## WRITTEN INSTRUCTION:
Your job is to retype all of the data word for word, leaving every image out.
+++
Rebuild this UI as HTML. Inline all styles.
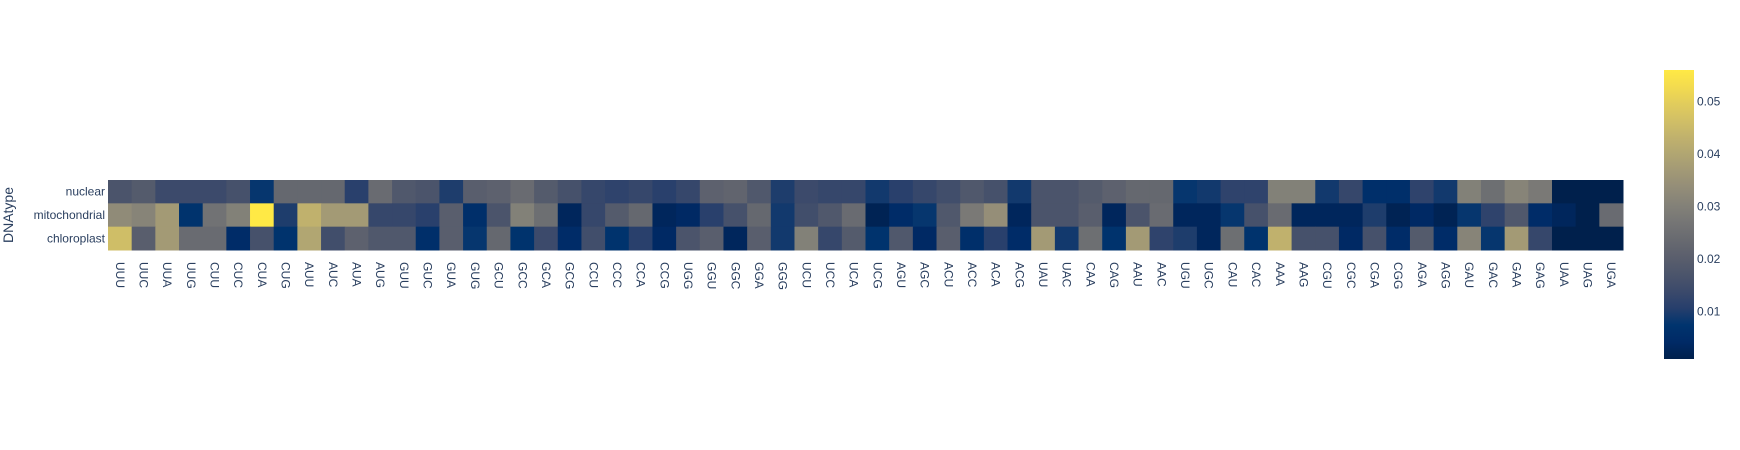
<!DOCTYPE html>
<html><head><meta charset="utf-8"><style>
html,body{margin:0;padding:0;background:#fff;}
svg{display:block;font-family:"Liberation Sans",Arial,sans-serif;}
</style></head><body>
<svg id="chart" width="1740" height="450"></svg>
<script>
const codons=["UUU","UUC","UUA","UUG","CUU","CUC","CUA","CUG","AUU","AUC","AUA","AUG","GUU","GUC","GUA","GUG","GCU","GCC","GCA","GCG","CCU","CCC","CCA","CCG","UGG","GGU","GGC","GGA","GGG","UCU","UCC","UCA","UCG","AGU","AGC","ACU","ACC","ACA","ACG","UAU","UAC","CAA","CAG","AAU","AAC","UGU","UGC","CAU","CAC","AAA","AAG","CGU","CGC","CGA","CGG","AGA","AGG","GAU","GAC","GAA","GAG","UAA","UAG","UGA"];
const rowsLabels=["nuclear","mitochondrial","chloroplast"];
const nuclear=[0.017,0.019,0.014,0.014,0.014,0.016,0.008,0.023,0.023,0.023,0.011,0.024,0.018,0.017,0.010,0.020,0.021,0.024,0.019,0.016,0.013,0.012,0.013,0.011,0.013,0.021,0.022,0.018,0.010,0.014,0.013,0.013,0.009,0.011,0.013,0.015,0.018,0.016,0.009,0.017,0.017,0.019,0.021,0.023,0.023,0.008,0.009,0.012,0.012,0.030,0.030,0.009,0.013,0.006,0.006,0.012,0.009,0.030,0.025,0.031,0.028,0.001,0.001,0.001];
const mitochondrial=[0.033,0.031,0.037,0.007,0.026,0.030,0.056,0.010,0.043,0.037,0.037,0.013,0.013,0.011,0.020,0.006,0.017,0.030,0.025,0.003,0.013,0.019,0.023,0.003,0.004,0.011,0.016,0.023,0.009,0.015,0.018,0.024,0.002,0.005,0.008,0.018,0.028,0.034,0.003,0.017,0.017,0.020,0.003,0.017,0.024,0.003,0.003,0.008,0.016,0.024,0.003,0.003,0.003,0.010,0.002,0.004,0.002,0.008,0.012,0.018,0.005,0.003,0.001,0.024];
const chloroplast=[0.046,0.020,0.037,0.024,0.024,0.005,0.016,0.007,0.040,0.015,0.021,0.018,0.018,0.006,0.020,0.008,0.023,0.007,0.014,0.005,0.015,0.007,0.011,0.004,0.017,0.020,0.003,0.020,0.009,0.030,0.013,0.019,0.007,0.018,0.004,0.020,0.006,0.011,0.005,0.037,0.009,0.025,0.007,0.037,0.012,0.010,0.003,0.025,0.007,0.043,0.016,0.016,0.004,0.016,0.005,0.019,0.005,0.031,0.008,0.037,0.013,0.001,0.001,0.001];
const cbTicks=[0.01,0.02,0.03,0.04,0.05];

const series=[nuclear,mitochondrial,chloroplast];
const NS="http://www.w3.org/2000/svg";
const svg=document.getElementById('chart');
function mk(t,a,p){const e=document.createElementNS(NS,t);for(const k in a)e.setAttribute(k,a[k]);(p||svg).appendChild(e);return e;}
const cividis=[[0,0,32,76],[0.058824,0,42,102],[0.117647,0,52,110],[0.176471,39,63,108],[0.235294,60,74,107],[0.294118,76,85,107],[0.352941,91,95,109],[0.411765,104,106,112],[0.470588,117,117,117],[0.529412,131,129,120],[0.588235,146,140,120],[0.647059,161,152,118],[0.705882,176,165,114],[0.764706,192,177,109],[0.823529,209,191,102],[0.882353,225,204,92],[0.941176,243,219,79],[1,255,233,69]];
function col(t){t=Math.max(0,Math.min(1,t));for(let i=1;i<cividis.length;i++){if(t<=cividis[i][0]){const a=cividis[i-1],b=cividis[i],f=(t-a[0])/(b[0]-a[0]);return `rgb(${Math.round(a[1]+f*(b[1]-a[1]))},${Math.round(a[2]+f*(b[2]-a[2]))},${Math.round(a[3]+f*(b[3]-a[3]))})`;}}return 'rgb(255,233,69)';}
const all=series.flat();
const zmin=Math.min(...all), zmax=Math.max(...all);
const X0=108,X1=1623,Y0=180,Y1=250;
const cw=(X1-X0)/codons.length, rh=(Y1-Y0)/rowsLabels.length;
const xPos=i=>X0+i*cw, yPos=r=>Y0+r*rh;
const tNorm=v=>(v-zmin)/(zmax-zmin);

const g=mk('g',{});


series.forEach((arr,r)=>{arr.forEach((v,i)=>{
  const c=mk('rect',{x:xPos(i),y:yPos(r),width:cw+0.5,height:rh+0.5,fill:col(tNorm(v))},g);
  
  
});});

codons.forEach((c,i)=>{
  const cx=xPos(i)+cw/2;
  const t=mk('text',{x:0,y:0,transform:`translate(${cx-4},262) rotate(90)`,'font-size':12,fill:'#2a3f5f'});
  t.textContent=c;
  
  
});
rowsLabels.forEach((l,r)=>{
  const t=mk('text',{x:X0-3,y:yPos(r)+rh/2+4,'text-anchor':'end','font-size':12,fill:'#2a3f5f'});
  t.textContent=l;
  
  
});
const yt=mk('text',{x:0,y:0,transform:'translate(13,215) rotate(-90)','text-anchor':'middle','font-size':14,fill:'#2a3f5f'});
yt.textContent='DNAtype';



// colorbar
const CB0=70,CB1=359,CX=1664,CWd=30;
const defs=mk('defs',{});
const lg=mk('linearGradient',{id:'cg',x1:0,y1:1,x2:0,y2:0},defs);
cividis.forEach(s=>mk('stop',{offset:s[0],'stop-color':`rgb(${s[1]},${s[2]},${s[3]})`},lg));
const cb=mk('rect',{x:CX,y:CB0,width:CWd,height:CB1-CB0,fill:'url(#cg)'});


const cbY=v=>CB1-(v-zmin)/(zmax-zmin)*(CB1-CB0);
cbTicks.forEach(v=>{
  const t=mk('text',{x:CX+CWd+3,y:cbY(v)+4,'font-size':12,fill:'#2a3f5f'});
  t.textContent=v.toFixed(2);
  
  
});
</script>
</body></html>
+++
## EXERCISE OUTPUT:
Rebuild this UI as HTML. Inline all styles.
<!DOCTYPE html>
<html><head><meta charset="utf-8"><style>
html,body{margin:0;padding:0;background:#fff;}
svg{display:block;font-family:"Liberation Sans",Arial,sans-serif;}
</style></head><body>
<svg id="chart" width="1740" height="450"></svg>
<script>
const codons=["UUU","UUC","UUA","UUG","CUU","CUC","CUA","CUG","AUU","AUC","AUA","AUG","GUU","GUC","GUA","GUG","GCU","GCC","GCA","GCG","CCU","CCC","CCA","CCG","UGG","GGU","GGC","GGA","GGG","UCU","UCC","UCA","UCG","AGU","AGC","ACU","ACC","ACA","ACG","UAU","UAC","CAA","CAG","AAU","AAC","UGU","UGC","CAU","CAC","AAA","AAG","CGU","CGC","CGA","CGG","AGA","AGG","GAU","GAC","GAA","GAG","UAA","UAG","UGA"];
const rowsLabels=["nuclear","mitochondrial","chloroplast"];
const nuclear=[0.017,0.019,0.014,0.014,0.014,0.016,0.008,0.023,0.023,0.023,0.011,0.024,0.018,0.017,0.010,0.020,0.021,0.024,0.019,0.016,0.013,0.012,0.013,0.011,0.013,0.021,0.022,0.018,0.010,0.014,0.013,0.013,0.009,0.011,0.013,0.015,0.018,0.016,0.009,0.017,0.017,0.019,0.021,0.023,0.023,0.008,0.009,0.012,0.012,0.030,0.030,0.009,0.013,0.006,0.006,0.012,0.009,0.030,0.025,0.031,0.028,0.001,0.001,0.001];
const mitochondrial=[0.033,0.031,0.037,0.007,0.026,0.030,0.056,0.010,0.043,0.037,0.037,0.013,0.013,0.011,0.020,0.006,0.017,0.030,0.025,0.003,0.013,0.019,0.023,0.003,0.004,0.011,0.016,0.023,0.009,0.015,0.018,0.024,0.002,0.005,0.008,0.018,0.028,0.034,0.003,0.017,0.017,0.020,0.003,0.017,0.024,0.003,0.003,0.008,0.016,0.024,0.003,0.003,0.003,0.010,0.002,0.004,0.002,0.008,0.012,0.018,0.005,0.003,0.001,0.024];
const chloroplast=[0.046,0.020,0.037,0.024,0.024,0.005,0.016,0.007,0.040,0.015,0.021,0.018,0.018,0.006,0.020,0.008,0.023,0.007,0.014,0.005,0.015,0.007,0.011,0.004,0.017,0.020,0.003,0.020,0.009,0.030,0.013,0.019,0.007,0.018,0.004,0.020,0.006,0.011,0.005,0.037,0.009,0.025,0.007,0.037,0.012,0.010,0.003,0.025,0.007,0.043,0.016,0.016,0.004,0.016,0.005,0.019,0.005,0.031,0.008,0.037,0.013,0.001,0.001,0.001];
const cbTicks=[0.01,0.02,0.03,0.04,0.05];

const series=[nuclear,mitochondrial,chloroplast];
const NS="http://www.w3.org/2000/svg";
const svg=document.getElementById('chart');
function mk(t,a,p){const e=document.createElementNS(NS,t);for(const k in a)e.setAttribute(k,a[k]);(p||svg).appendChild(e);return e;}
const cividis=[[0,0,32,76],[0.058824,0,42,102],[0.117647,0,52,110],[0.176471,39,63,108],[0.235294,60,74,107],[0.294118,76,85,107],[0.352941,91,95,109],[0.411765,104,106,112],[0.470588,117,117,117],[0.529412,131,129,120],[0.588235,146,140,120],[0.647059,161,152,118],[0.705882,176,165,114],[0.764706,192,177,109],[0.823529,209,191,102],[0.882353,225,204,92],[0.941176,243,219,79],[1,255,233,69]];
function col(t){t=Math.max(0,Math.min(1,t));for(let i=1;i<cividis.length;i++){if(t<=cividis[i][0]){const a=cividis[i-1],b=cividis[i],f=(t-a[0])/(b[0]-a[0]);return `rgb(${Math.round(a[1]+f*(b[1]-a[1]))},${Math.round(a[2]+f*(b[2]-a[2]))},${Math.round(a[3]+f*(b[3]-a[3]))})`;}}return 'rgb(255,233,69)';}
const all=series.flat();
const zmin=Math.min(...all), zmax=Math.max(...all);
const X0=108,X1=1623,Y0=180,Y1=250;
const cw=(X1-X0)/codons.length, rh=(Y1-Y0)/rowsLabels.length;
const xPos=i=>X0+i*cw, yPos=r=>Y0+r*rh;
const tNorm=v=>(v-zmin)/(zmax-zmin);

const g=mk('g',{});


series.forEach((arr,r)=>{arr.forEach((v,i)=>{
  const c=mk('rect',{x:xPos(i),y:yPos(r),width:cw+0.5,height:rh+0.5,fill:col(tNorm(v))},g);
  
  
});});

codons.forEach((c,i)=>{
  const cx=xPos(i)+cw/2;
  const t=mk('text',{x:0,y:0,transform:`translate(${cx-4},262) rotate(90)`,'font-size':12,fill:'#2a3f5f'});
  t.textContent=c;
  
  
});
rowsLabels.forEach((l,r)=>{
  const t=mk('text',{x:X0-3,y:yPos(r)+rh/2+4,'text-anchor':'end','font-size':12,fill:'#2a3f5f'});
  t.textContent=l;
  
  
});
const yt=mk('text',{x:0,y:0,transform:'translate(13,215) rotate(-90)','text-anchor':'middle','font-size':14,fill:'#2a3f5f'});
yt.textContent='DNAtype';



// colorbar
const CB0=70,CB1=359,CX=1664,CWd=30;
const defs=mk('defs',{});
const lg=mk('linearGradient',{id:'cg',x1:0,y1:1,x2:0,y2:0},defs);
cividis.forEach(s=>mk('stop',{offset:s[0],'stop-color':`rgb(${s[1]},${s[2]},${s[3]})`},lg));
const cb=mk('rect',{x:CX,y:CB0,width:CWd,height:CB1-CB0,fill:'url(#cg)'});


const cbY=v=>CB1-(v-zmin)/(zmax-zmin)*(CB1-CB0);
cbTicks.forEach(v=>{
  const t=mk('text',{x:CX+CWd+3,y:cbY(v)+4,'font-size':12,fill:'#2a3f5f'});
  t.textContent=v.toFixed(2);
  
  
});
</script>
</body></html>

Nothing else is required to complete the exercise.